Manila must send garbage back to Seoul
THE Philippines and South Korea – there’s a love affair.
Over a million Korean visitors have arrived so far this year, accounting for some 22 per cent of the total tourist arrivals as of August, making South Korea the Philippines’ top tourism market.
Filipinos have reciprocated by becoming one of the fastest-growing tourist markets as well for South Korea, with a good portion of them visiting the sites popularised by Korean telenovelas and movies.
So what utter distress to hear news of something that the Philippines can’t welcome in any form from South
Korea: 5,100 metric tonnes of garbage – including used diapers and dextrose tubes, batteries, bulbs and electronic equipment – that were sent to the Philippines four months ago, and have been sitting since then in an ecozone in Misamis Oriental.
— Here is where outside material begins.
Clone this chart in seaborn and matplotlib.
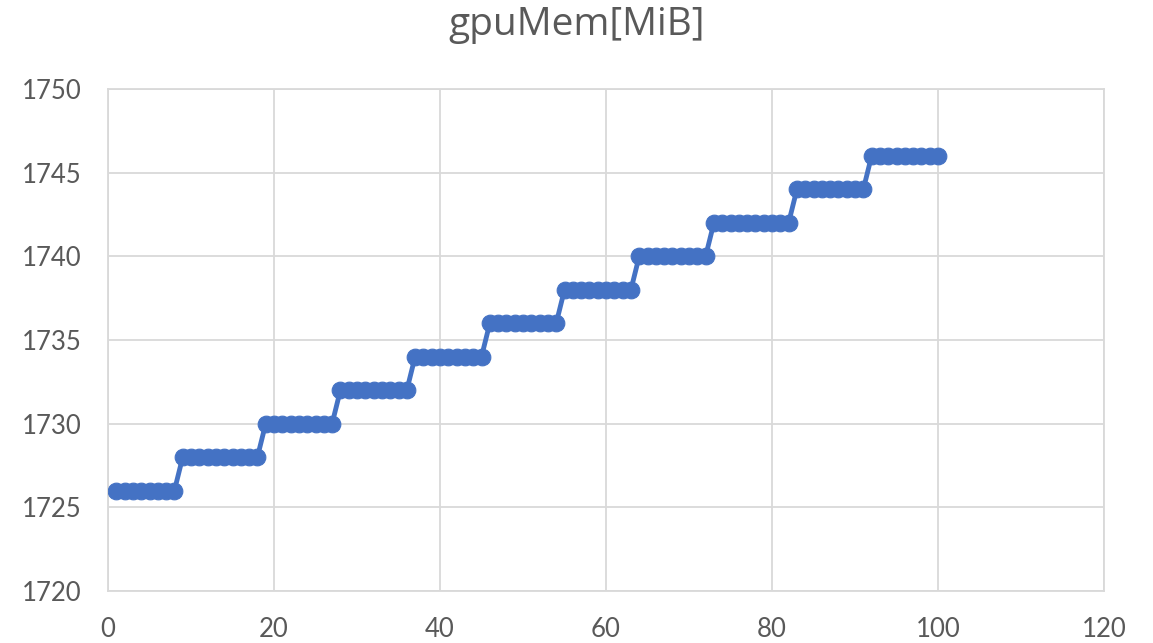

Documents from the Bureau of Customs office in Cagayan de Oro City show that the baled garbage arrived from South Korea at the Mindanao International Container Terminal (MICT) on July 21 on board MV Affluent Ocean.
The 51-container shipment – consigned to South Korean firm Verde Soko Philippines Industrial Corp, which runs a waste recycling facility on a 4.5ha lot in an industrial zone in Tagoloan – was wrongfully declared as containing “plastic synthetic flakes” when it was, in fact, packed with garbage.
According to the Depart- ment of Environment and Natural Resources (DENR), the South Korean firm was not registered as an importer of recyclable materials; thus, it faces charges over the misdeclared items.
“This shipment from Korea can be considered the biggest shipment of waste that has entered the country,” declared an MICT report. It’s “outrageous and unacceptable,” said EcoWaste national coordinator Aileen Lucero. “Why do we keep on accepting garbage from other countries when we know that our country’s plastic waste, which is literally everywhere, is spilling to the oceans and endangering marine life?”
It’s ironic, Lucero added, that while South Korea is taking action to control its own plastic waste, such as banning plastic bags in supermarkets starting October this year, its unwanted plastics are being sent abroad.
“It’s high time for the Philippines to disallow garbage imports and to demand that developed countries, as well as manufacturers of plastics and other disposable goods, take full responsibility for their products throughout their whole life cycle,” she said.
The case is rankly reminiscent of the 55 containers of garbage that entered the country in 2013 from Canada, the shipment also misrepresented as recyclable plastic scraps.
That waste is still in the country, and serves as “a stinking reminder” of the unjust global waste trade, said EcoWaste.
Iligan City Representative Frederick Siao has demanded that Verde Soko and the shipper based in South Korea pay for all expenses involved in returning the garbage to South Korea.
The South Korean government should also intervene, “because they’re also one of the parties of the Basel Convention in 1989, wherein it is stated that any illegally trafficked waste should be returned to its point of origin,” said Environment Undersecretary for Solid Waste Management Benny Antiporda in a TV interview.
Indeed, the Philippines is not a trash bin, whether of Canada, South Korea or any other country.